Output the material below in its entirety, exactly as given.

#### Collected data
........

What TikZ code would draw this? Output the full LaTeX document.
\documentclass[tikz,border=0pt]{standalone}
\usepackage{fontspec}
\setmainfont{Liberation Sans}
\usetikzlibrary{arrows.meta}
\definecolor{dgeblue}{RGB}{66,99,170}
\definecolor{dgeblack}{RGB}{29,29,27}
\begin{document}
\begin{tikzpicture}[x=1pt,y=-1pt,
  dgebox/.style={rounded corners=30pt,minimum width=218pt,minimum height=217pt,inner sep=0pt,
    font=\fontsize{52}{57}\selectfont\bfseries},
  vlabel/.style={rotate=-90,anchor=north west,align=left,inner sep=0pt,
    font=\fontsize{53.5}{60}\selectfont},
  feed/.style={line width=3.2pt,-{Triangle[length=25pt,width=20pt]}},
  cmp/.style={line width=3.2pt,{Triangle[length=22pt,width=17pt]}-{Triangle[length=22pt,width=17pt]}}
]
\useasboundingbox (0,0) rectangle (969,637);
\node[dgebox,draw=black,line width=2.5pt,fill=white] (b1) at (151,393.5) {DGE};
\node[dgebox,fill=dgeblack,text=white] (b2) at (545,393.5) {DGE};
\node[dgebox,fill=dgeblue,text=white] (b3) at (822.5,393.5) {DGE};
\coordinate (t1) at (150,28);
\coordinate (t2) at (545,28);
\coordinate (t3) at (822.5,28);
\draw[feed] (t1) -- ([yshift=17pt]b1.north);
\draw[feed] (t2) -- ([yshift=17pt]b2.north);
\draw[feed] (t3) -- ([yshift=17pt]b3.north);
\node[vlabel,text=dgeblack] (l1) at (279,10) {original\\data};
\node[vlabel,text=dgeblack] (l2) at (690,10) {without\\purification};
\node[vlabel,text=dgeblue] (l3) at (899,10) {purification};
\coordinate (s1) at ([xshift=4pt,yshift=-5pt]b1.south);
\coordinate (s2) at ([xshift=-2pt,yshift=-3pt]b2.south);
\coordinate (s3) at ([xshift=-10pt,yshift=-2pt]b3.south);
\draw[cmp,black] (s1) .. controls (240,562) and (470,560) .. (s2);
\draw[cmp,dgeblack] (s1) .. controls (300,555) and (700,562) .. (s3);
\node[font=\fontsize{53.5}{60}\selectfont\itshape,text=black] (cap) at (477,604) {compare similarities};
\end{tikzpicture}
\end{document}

........

#### Final result
What TikZ code would draw this? Output the full LaTeX document.
\documentclass[tikz,border=0pt]{standalone}
\usepackage{fontspec}
\setmainfont{Liberation Sans}
\usetikzlibrary{arrows.meta}
\definecolor{dgeblue}{RGB}{66,99,170}
\definecolor{dgeblack}{RGB}{29,29,27}
\begin{document}
\begin{tikzpicture}[x=1pt,y=-1pt,
  dgebox/.style={rounded corners=30pt,minimum width=218pt,minimum height=217pt,inner sep=0pt,
    font=\fontsize{52}{57}\selectfont\bfseries},
  vlabel/.style={rotate=-90,anchor=north west,align=left,inner sep=0pt,
    font=\fontsize{53.5}{60}\selectfont},
  feed/.style={line width=3.2pt,-{Triangle[length=25pt,width=20pt]}},
  cmp/.style={line width=3.2pt,{Triangle[length=22pt,width=17pt]}-{Triangle[length=22pt,width=17pt]}}
]
\useasboundingbox (0,0) rectangle (969,637);
\node[dgebox,draw=black,line width=2.5pt,fill=white] (b1) at (151,393.5) {DGE};
\node[dgebox,fill=dgeblack,text=white] (b2) at (545,393.5) {DGE};
\node[dgebox,fill=dgeblue,text=white] (b3) at (822.5,393.5) {DGE};
\coordinate (t1) at (150,28);
\coordinate (t2) at (545,28);
\coordinate (t3) at (822.5,28);
\draw[feed] (t1) -- ([yshift=17pt]b1.north);
\draw[feed] (t2) -- ([yshift=17pt]b2.north);
\draw[feed] (t3) -- ([yshift=17pt]b3.north);
\node[vlabel,text=dgeblack] (l1) at (279,10) {original\\data};
\node[vlabel,text=dgeblack] (l2) at (690,10) {without\\purification};
\node[vlabel,text=dgeblue] (l3) at (899,10) {purification};
\coordinate (s1) at ([xshift=4pt,yshift=-5pt]b1.south);
\coordinate (s2) at ([xshift=-2pt,yshift=-3pt]b2.south);
\coordinate (s3) at ([xshift=-10pt,yshift=-2pt]b3.south);
\draw[cmp,black] (s1) .. controls (240,562) and (470,560) .. (s2);
\draw[cmp,dgeblack] (s1) .. controls (300,555) and (700,562) .. (s3);
\node[font=\fontsize{53.5}{60}\selectfont\itshape,text=black] (cap) at (477,604) {compare similarities};
\end{tikzpicture}
\end{document}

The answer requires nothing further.